GSA Annual Meeting in Denver, Colorado, USA - 2016

Paper No. 316-11
Presentation Time: 4:25 PM

HONORING ELDRIDGE MOORES’ GEOSCIENCE EDUCATION CONTRIBUTIONS


WYSESSION, Michael E., Department of Earth and Planetary Sciences, Washington University in St Louis, One Brookings Dr., Campus Box 1169, St Louis, MO 63112, michael@wucore.wustl.edu

Eldridge Moores knows how to teach. If you want students to be excited about geology, you don’t keep them in a classroom, make them memorize large volumes of facts, and then have them regurgitate it all for an exam. You get the students out into the field! You give them rock hammers and send them up into the hills. You show students the data and let them figure out how to analyze and interpret them the way scientists do.
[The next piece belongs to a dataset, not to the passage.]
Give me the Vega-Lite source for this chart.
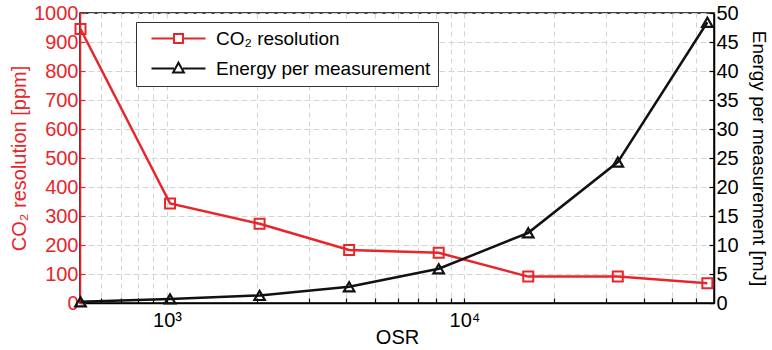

This not only allows students to become excited and engaged with the geoscience, but, ironically, in the end, they actually end up being able to remember and retain more of the geoscience content. Because they want to! Eldridge has not only influenced thousands of students, field-trip participants, and others (such as through his friendship with the writer John McPhee), but played a role in the establishment of the new nationwide K-12 performance expectations, the Next Generation Science Standards, which are now being adopted or adapted in over 80% of schools in the United States. Eldridge was a key member of the writing team for the “Earth Science Literacy Principles,” which consisted of 75 key concepts organized around 9 Big Ideas of Earth Science. This framework was very influential with schools, curricular programs, and political science discussions, but its greatest contribution was that it formed the basis for the geoscience content of the National Research Council’s “Framework for K-12 Science Education” and of the Next Generation Science Standards (NGSS) that came out of it. The NGSS have many innovations over the existing performance expectations of most states, including the addition of a year of Earth and Space science in high school (as well as middle school), and, more relevantly, the teaching of science by emphasizing the many different practices of science instead of the rote memorization of facts. It encourages students to learn science by doing science, the way it is done by scientists: asking questions, looking at data, observing the world, constructing explanations based on data, developing models, and so on. In other words, the new NGSS encourages the teaching of science the way that Eldridge has taught it for 50 years.